N'eût été la participation de David, inutile de préciser que je n'aurais jamais soupçonné l'existence même de cette étrange célébration. Interrogé avant d'avoir présenté son œuvre aux organisateurs, David déclarait déjà, comme une sorte de mise en garde prémonitoire, " Je ne pense pas que ma vache aura une apparence particu-lièrement amicale "
(1). Lorsqu'ils ont passé commande, les cow paradeurs en chef devaient bien se douter que David n'allait pas coller une tendre et innocente marguerite entre les dents de sa vache ni peindre au pochoir de petits oisillons et des papillons multicolores sur son croupion, mais nul ne peut douter qu'ils aient réellement été estomaqués en découvrant sa sculpture fraîchement débarquée de Los Angeles, fruit de quatre jours de labeur qui lui ont apporté une grande satisfaction. Le responsable de la manifestation, Henry J. Stern, a alors tenu des propos que la presse s'est empressée de reproduire, comparant la vache de David aux basses œuvres du sinistrement célèbre Charles Manson (il existe certes un point de rencontre entre ce triste sire et David, mais il ne s'agit pas d'un ruminant…) (2), et conseillant gentiment à David de cesser de manger à plusieurs râteliers pour se consacrer uniquement à ce qu'il pratique le mieux, à savoir réaliser des films : " J'ignore si cet art est plutôt choc ou plutôt toc… David Lynch devrait s'en tenir à ce qu'il fait habituellement : des films. " (3).



NOTES

1 : " I don't think it will be a particularly friendly looking cow ". Dans la mesure du possible, j'essayerai toujours d'indiquer la " V.O. " des propos de David afin de préserver leur sonorité et leur rythme propres, les traductions n'étant que des interprétations personnelles où il est parfois malaisé de transposer certaines tournures - et qui, concernant David, aboutissent parfois à des propos dénués de sens dans les interviews que l'on peut lire ici et là.

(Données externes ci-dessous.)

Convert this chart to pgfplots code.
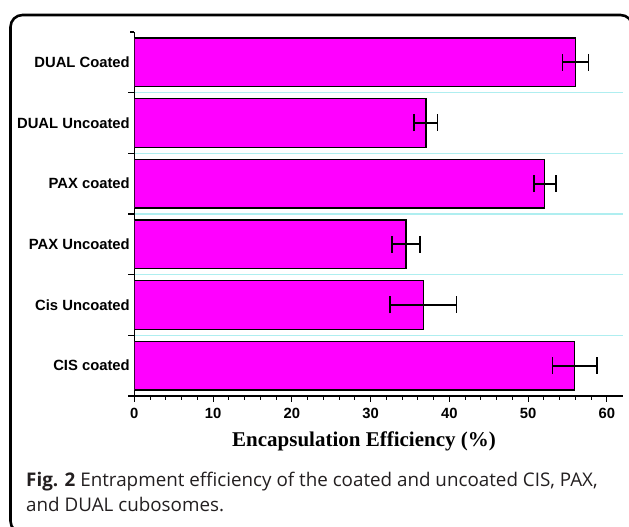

2 :" Manson" est le pseudonyme qu'a choisi en toute finesse Brian Warner, le chanteur méchamment allumé du groupe Marilyn Manson, interprète de deux des chansons de la bande originale de Lost Highway, dans lequel il fait d'ailleurs une brève apparition (dans les petits films pornos tournés par Alice pour Mr. Eddy).

3 :" I don't know if it's schock art or schlock art. David Lynch should stick to his day job, making movies " : déclaration de Henry J . Stern parue dans le New York Times, comme la majorité des propos recueillis dans cet article.